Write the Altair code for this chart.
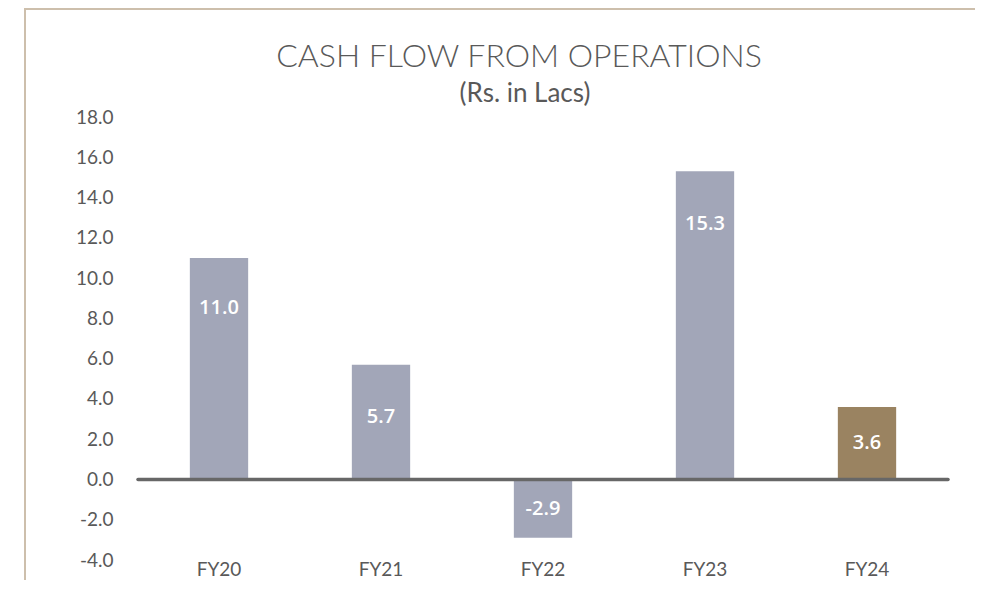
++++++++
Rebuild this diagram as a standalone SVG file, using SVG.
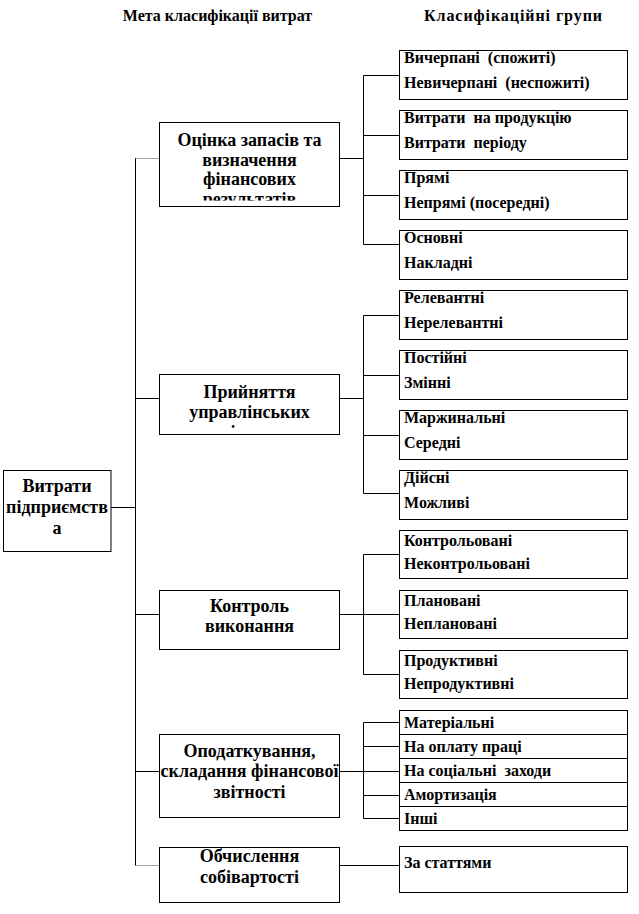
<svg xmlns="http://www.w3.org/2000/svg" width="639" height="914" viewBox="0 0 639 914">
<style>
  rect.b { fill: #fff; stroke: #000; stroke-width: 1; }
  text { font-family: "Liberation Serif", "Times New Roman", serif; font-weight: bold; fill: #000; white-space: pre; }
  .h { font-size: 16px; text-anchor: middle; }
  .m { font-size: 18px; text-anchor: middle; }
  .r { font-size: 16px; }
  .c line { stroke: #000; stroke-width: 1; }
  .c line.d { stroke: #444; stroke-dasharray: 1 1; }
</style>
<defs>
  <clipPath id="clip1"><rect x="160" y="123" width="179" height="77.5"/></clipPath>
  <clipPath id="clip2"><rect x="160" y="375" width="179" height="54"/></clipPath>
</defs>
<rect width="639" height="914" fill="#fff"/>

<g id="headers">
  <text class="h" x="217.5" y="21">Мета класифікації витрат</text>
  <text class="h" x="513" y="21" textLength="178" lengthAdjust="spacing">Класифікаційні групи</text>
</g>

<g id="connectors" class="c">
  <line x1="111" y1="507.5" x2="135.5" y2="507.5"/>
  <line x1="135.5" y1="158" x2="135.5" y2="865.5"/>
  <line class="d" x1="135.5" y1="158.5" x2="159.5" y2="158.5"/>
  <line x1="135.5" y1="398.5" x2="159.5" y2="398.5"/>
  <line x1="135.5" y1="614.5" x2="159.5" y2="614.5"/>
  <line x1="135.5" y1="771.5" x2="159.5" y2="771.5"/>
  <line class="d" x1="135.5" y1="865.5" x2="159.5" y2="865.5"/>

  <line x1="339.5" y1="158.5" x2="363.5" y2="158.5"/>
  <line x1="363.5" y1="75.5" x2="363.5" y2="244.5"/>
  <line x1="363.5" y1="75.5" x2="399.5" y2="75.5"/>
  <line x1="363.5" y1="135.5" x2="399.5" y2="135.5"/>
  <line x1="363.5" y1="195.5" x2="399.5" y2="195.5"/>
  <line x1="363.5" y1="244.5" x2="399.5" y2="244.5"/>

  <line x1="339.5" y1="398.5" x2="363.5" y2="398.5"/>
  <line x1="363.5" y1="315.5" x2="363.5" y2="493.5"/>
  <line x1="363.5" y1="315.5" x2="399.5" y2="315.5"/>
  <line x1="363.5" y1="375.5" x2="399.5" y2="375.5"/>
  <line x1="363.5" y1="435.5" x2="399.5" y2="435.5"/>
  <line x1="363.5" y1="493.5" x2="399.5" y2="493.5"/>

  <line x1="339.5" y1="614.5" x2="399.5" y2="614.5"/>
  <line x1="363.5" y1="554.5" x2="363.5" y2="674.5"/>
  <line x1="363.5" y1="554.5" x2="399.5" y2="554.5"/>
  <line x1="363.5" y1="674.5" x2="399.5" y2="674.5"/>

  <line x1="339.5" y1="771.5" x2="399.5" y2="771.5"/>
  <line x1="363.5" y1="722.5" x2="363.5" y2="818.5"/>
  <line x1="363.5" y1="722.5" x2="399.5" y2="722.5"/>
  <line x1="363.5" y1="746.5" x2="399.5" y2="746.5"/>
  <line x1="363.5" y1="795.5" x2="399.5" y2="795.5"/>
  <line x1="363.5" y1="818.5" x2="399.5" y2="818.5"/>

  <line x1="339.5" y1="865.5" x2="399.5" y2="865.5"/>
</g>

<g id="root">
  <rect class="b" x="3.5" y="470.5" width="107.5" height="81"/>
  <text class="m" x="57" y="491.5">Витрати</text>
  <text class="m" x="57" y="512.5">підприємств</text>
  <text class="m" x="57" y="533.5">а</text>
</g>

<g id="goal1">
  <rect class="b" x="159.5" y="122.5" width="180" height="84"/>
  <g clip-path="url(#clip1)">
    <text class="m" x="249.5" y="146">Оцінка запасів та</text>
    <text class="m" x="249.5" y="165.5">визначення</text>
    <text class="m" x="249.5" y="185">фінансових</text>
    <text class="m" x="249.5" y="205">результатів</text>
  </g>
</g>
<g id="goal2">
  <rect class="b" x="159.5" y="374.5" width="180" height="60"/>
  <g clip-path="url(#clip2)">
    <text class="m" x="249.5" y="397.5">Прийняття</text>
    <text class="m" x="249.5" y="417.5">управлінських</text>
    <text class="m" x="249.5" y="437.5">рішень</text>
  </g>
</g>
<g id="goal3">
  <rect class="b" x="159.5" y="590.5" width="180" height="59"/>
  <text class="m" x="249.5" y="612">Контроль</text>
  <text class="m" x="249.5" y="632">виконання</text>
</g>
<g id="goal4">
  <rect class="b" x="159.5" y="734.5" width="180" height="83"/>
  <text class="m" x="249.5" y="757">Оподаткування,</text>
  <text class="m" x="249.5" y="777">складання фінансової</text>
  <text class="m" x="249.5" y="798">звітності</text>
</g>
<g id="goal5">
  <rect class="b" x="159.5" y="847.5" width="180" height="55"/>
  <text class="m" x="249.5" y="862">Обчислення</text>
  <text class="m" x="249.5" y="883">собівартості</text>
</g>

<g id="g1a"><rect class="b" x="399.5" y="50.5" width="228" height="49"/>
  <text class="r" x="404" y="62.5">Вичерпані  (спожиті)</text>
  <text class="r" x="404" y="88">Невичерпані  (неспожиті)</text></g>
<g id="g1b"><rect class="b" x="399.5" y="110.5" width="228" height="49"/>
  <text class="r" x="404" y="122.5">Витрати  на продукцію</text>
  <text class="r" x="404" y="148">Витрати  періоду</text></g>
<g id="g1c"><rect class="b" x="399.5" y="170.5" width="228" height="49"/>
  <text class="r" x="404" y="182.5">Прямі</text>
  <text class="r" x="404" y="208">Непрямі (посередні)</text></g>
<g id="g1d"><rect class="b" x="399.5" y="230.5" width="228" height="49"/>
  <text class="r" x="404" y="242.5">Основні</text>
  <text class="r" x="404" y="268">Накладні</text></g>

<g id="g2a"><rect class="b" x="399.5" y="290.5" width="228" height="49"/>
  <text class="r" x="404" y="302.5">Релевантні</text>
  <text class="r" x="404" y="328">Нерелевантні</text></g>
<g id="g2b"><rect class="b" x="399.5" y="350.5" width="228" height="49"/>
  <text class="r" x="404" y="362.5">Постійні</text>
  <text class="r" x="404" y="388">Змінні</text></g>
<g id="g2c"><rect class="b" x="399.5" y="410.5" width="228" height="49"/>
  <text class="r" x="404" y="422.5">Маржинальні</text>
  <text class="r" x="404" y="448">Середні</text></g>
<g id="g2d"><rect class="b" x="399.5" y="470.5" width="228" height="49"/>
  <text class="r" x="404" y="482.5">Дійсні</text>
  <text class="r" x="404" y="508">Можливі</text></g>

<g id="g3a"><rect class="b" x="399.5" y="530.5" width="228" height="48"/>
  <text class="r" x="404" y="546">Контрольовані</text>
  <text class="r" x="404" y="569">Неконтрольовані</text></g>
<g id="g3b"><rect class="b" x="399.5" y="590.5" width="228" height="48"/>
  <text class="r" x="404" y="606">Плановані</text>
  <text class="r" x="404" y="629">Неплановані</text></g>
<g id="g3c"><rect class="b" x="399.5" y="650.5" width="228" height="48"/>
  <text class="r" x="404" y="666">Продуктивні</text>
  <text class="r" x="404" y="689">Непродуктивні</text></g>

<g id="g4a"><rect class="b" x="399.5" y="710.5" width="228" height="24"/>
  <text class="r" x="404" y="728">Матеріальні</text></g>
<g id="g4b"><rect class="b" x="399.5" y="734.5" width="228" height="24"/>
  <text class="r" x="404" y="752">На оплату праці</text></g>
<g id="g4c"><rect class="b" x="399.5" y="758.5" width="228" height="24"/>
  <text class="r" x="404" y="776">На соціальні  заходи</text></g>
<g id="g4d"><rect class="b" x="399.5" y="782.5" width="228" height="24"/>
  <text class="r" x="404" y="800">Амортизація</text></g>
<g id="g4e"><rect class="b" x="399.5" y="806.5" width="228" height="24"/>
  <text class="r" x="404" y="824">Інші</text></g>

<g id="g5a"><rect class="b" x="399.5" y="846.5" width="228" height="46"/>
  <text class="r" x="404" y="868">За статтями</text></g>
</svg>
++++++++
■ Task to complete ■
Report only a number: how many lines in the material above contain the string "this".

■ Exercise result ■
2